** Start of Dataset excerpt **

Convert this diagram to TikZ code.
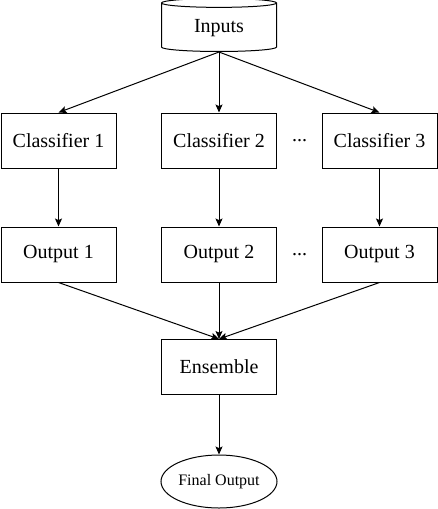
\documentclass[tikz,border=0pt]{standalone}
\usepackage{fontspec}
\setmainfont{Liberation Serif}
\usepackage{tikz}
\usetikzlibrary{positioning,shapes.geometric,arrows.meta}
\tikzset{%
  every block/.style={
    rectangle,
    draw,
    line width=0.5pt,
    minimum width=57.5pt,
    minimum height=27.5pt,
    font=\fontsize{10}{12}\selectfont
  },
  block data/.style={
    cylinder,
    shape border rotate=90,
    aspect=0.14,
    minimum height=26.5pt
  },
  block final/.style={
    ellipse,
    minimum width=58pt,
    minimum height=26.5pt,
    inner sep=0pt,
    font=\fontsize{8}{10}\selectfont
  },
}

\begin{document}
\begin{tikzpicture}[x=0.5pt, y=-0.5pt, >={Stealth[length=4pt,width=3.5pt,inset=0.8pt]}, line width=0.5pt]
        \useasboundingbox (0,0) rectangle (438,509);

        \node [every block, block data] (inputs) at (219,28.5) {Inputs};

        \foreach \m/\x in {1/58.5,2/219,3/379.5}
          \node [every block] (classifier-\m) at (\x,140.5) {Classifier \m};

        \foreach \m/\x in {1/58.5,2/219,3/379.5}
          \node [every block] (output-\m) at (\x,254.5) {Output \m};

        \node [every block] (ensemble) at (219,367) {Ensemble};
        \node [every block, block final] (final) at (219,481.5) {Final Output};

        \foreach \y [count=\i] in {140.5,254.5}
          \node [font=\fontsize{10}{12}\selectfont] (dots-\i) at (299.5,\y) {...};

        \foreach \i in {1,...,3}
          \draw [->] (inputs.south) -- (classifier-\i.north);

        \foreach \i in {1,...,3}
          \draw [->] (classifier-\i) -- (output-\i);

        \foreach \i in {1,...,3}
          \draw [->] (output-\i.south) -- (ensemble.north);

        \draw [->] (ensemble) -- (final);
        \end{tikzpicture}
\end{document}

** End of Dataset excerpt **

- [Task description]
Every line of the data should be copied as it stands, without the images.

- [Reply to the task]
Convert this diagram to TikZ code.
\documentclass[tikz,border=0pt]{standalone}
\usepackage{fontspec}
\setmainfont{Liberation Serif}
\usepackage{tikz}
\usetikzlibrary{positioning,shapes.geometric,arrows.meta}
\tikzset{%
  every block/.style={
    rectangle,
    draw,
    line width=0.5pt,
    minimum width=57.5pt,
    minimum height=27.5pt,
    font=\fontsize{10}{12}\selectfont
  },
  block data/.style={
    cylinder,
    shape border rotate=90,
    aspect=0.14,
    minimum height=26.5pt
  },
  block final/.style={
    ellipse,
    minimum width=58pt,
    minimum height=26.5pt,
    inner sep=0pt,
    font=\fontsize{8}{10}\selectfont
  },
}

\begin{document}
\begin{tikzpicture}[x=0.5pt, y=-0.5pt, >={Stealth[length=4pt,width=3.5pt,inset=0.8pt]}, line width=0.5pt]
        \useasboundingbox (0,0) rectangle (438,509);

        \node [every block, block data] (inputs) at (219,28.5) {Inputs};

        \foreach \m/\x in {1/58.5,2/219,3/379.5}
          \node [every block] (classifier-\m) at (\x,140.5) {Classifier \m};

        \foreach \m/\x in {1/58.5,2/219,3/379.5}
          \node [every block] (output-\m) at (\x,254.5) {Output \m};

        \node [every block] (ensemble) at (219,367) {Ensemble};
        \node [every block, block final] (final) at (219,481.5) {Final Output};

        \foreach \y [count=\i] in {140.5,254.5}
          \node [font=\fontsize{10}{12}\selectfont] (dots-\i) at (299.5,\y) {...};

        \foreach \i in {1,...,3}
          \draw [->] (inputs.south) -- (classifier-\i.north);

        \foreach \i in {1,...,3}
          \draw [->] (classifier-\i) -- (output-\i);

        \foreach \i in {1,...,3}
          \draw [->] (output-\i.south) -- (ensemble.north);

        \draw [->] (ensemble) -- (final);
        \end{tikzpicture}
\end{document}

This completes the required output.